* [STATED PROBLEM]
Hand back each line, unchanged, from the top down to the line where "(splitbot) at (364,230);" sits.

********

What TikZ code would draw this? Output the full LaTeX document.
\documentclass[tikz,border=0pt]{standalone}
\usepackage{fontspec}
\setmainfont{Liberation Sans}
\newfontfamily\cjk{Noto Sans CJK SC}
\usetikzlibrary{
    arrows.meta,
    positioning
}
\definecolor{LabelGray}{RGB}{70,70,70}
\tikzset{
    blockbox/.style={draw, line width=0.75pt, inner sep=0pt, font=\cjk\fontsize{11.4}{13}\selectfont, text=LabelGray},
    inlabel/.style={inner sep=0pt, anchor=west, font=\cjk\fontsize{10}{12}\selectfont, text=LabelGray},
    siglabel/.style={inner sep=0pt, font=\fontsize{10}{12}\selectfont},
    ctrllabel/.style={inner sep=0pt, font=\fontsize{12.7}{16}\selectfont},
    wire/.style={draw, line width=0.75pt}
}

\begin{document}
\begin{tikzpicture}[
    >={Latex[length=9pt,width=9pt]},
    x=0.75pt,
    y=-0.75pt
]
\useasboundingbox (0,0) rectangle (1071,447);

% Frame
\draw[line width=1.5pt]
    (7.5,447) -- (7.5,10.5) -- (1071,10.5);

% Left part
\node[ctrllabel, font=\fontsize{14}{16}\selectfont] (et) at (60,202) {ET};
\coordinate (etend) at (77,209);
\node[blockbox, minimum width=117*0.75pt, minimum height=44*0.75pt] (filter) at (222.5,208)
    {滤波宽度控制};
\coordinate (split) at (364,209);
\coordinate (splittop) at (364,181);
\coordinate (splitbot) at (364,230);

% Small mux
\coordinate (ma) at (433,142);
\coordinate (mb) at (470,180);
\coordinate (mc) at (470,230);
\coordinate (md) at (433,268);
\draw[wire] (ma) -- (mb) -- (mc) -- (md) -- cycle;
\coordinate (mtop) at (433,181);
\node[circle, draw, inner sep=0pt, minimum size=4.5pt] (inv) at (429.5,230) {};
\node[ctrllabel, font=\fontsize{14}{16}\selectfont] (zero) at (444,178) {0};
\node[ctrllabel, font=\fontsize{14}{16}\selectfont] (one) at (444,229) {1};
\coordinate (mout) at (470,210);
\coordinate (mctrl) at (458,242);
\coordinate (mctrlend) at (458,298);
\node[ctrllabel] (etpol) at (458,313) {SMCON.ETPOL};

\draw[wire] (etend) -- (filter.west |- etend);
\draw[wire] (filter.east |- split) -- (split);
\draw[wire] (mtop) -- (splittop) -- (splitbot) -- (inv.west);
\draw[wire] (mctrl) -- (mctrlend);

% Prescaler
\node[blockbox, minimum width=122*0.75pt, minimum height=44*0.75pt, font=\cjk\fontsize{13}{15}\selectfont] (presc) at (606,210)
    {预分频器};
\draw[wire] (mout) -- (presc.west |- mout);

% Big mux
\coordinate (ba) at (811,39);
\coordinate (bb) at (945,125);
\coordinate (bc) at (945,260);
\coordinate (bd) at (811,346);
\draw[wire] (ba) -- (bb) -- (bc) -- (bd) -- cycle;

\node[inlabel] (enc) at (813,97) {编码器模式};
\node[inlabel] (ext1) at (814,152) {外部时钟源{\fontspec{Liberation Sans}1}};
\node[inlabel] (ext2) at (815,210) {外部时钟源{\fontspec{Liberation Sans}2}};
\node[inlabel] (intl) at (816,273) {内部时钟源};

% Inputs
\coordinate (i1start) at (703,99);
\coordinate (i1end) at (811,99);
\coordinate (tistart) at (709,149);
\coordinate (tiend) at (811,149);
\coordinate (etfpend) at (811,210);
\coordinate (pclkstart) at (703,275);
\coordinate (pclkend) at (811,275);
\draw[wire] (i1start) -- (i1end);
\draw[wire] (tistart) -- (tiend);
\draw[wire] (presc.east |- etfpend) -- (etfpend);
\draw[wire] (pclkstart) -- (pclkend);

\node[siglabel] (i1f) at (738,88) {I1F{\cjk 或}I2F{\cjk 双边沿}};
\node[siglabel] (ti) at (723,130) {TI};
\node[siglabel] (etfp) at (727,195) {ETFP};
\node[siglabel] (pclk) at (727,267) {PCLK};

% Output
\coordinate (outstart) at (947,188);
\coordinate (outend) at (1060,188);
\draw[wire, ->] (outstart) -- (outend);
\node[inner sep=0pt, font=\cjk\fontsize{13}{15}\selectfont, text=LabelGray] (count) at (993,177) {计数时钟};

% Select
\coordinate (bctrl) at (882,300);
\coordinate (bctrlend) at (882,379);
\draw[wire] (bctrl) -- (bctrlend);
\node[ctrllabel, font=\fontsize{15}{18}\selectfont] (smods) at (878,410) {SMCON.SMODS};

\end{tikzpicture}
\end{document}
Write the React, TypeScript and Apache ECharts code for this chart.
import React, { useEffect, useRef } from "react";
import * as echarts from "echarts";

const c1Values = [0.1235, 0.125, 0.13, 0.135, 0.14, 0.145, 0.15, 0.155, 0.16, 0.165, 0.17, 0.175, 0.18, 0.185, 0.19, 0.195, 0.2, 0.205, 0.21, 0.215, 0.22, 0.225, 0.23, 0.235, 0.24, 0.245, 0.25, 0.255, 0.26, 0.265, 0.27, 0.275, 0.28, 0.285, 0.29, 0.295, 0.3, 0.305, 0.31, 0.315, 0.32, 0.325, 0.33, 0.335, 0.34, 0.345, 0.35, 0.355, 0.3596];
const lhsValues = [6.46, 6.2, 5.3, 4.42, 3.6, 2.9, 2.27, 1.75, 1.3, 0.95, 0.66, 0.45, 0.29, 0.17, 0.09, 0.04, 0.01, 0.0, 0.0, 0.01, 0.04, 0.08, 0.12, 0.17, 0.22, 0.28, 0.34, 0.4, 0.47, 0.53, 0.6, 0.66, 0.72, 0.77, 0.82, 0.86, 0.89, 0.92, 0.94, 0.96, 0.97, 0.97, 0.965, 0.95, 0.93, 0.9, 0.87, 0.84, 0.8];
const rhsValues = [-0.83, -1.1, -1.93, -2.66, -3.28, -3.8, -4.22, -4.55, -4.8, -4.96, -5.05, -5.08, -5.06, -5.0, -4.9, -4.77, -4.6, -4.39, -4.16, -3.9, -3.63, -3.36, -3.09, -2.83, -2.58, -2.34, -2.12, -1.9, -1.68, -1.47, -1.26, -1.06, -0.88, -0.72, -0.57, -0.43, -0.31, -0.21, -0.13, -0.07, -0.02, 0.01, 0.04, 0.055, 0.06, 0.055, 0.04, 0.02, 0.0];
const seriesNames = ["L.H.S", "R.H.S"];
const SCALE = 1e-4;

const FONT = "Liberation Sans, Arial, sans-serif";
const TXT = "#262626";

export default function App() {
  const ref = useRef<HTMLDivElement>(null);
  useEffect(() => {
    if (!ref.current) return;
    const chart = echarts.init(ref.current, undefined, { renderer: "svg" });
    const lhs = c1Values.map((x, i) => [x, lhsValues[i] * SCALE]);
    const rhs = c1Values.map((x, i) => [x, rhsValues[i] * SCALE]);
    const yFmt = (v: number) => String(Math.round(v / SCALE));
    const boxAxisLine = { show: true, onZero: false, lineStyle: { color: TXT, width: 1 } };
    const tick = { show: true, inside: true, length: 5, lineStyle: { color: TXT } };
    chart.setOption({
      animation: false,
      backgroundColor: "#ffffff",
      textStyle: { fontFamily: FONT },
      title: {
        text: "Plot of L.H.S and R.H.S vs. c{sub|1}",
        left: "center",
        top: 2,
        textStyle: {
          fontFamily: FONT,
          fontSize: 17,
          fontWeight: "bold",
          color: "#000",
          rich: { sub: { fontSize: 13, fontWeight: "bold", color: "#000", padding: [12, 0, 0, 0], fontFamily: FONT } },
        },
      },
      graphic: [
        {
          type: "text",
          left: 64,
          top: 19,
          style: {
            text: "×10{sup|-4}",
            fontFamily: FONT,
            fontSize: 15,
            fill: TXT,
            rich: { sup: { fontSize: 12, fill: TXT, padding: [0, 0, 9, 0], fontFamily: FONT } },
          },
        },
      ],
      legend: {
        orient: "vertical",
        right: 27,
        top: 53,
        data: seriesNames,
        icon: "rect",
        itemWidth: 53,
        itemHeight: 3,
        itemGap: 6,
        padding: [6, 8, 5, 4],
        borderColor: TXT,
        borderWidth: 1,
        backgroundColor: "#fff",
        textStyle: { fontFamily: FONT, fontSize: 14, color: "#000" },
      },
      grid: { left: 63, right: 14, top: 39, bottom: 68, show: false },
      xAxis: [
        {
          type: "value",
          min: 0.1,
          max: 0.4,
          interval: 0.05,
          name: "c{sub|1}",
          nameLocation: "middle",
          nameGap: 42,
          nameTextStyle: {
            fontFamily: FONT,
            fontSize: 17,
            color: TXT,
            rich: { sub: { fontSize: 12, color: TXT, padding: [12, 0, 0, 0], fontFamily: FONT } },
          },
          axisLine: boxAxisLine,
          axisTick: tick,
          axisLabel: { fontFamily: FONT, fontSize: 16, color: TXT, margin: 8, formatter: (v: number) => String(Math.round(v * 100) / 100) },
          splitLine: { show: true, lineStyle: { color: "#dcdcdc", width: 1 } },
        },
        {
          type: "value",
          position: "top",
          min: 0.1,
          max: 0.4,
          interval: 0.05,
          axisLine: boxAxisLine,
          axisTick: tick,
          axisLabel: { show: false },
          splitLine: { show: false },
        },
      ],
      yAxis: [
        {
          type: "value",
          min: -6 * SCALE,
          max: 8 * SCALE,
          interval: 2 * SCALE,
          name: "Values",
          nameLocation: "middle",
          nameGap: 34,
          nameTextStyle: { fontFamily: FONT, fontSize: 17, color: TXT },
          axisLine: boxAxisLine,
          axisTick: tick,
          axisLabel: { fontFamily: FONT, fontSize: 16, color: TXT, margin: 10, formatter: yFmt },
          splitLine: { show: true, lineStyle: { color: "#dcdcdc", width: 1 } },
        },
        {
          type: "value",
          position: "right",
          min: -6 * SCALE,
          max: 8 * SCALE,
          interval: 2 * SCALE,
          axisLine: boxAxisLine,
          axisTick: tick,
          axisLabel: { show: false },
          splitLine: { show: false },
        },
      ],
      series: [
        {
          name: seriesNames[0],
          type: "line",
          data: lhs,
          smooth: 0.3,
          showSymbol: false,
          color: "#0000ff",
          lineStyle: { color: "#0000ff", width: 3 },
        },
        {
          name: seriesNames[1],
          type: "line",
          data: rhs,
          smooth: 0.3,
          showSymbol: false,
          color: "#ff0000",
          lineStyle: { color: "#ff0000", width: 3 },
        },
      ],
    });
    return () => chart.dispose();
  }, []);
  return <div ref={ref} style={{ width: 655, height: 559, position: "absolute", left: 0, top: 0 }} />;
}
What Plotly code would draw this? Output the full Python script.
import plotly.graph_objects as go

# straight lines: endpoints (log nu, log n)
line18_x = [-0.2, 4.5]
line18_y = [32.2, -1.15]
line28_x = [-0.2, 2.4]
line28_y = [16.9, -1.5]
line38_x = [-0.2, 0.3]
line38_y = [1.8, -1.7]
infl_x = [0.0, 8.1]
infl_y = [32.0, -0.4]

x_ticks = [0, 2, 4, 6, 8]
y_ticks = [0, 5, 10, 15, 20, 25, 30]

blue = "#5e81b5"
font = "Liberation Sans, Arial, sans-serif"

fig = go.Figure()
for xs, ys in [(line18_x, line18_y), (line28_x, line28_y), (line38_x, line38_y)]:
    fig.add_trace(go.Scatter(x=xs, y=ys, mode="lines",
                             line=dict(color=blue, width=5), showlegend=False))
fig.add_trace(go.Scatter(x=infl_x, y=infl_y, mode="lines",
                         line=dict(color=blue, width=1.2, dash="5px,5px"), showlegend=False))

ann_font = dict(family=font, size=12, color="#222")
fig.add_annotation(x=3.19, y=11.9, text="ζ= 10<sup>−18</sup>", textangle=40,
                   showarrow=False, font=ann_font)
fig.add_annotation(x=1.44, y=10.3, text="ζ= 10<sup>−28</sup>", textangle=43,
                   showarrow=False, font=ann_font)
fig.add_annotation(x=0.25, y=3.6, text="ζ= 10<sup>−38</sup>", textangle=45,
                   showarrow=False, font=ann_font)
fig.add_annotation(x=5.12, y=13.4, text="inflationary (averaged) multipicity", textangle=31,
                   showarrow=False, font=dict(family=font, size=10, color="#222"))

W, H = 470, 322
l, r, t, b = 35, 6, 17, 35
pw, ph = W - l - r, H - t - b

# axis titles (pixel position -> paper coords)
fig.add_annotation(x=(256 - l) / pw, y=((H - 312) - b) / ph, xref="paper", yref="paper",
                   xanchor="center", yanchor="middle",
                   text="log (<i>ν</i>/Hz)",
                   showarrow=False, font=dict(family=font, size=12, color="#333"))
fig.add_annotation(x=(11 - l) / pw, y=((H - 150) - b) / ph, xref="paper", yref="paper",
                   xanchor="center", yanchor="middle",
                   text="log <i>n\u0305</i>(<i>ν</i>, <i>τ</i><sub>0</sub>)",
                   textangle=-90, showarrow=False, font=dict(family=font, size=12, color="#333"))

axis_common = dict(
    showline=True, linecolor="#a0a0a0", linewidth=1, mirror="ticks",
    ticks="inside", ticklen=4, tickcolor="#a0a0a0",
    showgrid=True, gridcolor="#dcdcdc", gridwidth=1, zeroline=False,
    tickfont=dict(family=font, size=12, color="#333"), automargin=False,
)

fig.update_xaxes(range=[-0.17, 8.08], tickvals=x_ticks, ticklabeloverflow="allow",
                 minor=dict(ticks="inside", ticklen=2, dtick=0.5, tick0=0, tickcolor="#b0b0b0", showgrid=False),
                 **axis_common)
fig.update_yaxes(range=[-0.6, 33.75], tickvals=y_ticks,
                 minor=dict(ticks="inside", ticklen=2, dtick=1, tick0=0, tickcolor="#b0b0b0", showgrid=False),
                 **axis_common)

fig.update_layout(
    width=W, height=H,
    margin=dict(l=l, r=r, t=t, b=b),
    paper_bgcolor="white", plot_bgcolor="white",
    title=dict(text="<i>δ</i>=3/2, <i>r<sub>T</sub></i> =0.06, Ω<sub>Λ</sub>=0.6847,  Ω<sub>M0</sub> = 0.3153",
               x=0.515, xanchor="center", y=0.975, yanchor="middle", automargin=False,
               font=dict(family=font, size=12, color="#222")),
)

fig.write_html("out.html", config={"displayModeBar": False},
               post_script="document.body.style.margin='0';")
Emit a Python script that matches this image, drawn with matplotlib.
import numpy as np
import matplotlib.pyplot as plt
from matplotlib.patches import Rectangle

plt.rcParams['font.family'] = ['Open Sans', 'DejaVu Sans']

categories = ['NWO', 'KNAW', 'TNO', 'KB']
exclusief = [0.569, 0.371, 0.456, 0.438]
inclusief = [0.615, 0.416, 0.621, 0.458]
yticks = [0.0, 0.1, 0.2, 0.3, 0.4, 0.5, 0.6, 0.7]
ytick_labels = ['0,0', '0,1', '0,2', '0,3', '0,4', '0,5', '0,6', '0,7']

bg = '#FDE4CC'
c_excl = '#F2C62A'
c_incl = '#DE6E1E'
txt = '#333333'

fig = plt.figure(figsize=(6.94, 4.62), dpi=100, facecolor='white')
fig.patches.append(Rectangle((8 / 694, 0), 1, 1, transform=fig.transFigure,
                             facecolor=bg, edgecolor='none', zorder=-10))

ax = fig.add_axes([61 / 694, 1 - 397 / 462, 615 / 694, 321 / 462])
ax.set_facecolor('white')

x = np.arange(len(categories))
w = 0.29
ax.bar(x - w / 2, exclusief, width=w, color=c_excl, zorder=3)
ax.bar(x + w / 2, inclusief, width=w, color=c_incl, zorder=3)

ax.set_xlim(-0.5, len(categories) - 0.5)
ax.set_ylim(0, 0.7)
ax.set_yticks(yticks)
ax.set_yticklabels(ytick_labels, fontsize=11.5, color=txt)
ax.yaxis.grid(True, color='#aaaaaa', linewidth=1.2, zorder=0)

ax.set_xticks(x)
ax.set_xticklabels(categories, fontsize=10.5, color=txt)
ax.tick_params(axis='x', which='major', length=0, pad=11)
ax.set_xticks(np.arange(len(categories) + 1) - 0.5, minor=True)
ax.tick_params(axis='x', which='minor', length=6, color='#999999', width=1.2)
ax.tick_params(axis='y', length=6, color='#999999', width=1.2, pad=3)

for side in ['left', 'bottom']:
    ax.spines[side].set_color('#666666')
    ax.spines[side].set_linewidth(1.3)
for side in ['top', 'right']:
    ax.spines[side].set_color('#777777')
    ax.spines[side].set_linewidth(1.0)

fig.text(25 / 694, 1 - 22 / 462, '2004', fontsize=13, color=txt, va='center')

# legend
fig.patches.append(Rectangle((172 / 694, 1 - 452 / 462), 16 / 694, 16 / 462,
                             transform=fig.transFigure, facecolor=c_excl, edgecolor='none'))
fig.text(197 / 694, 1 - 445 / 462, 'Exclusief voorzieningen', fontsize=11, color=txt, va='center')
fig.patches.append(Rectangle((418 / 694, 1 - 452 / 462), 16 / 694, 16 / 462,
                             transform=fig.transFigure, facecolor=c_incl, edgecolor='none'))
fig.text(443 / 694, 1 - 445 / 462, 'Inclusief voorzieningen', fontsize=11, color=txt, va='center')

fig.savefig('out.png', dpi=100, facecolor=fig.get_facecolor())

********

* [RESULT]
What TikZ code would draw this? Output the full LaTeX document.
\documentclass[tikz,border=0pt]{standalone}
\usepackage{fontspec}
\setmainfont{Liberation Sans}
\newfontfamily\cjk{Noto Sans CJK SC}
\usetikzlibrary{
    arrows.meta,
    positioning
}
\definecolor{LabelGray}{RGB}{70,70,70}
\tikzset{
    blockbox/.style={draw, line width=0.75pt, inner sep=0pt, font=\cjk\fontsize{11.4}{13}\selectfont, text=LabelGray},
    inlabel/.style={inner sep=0pt, anchor=west, font=\cjk\fontsize{10}{12}\selectfont, text=LabelGray},
    siglabel/.style={inner sep=0pt, font=\fontsize{10}{12}\selectfont},
    ctrllabel/.style={inner sep=0pt, font=\fontsize{12.7}{16}\selectfont},
    wire/.style={draw, line width=0.75pt}
}

\begin{document}
\begin{tikzpicture}[
    >={Latex[length=9pt,width=9pt]},
    x=0.75pt,
    y=-0.75pt
]
\useasboundingbox (0,0) rectangle (1071,447);

% Frame
\draw[line width=1.5pt]
    (7.5,447) -- (7.5,10.5) -- (1071,10.5);

% Left part
\node[ctrllabel, font=\fontsize{14}{16}\selectfont] (et) at (60,202) {ET};
\coordinate (etend) at (77,209);
\node[blockbox, minimum width=117*0.75pt, minimum height=44*0.75pt] (filter) at (222.5,208)
    {滤波宽度控制};
\coordinate (split) at (364,209);
\coordinate (splittop) at (364,181);
\coordinate (splitbot) at (364,230);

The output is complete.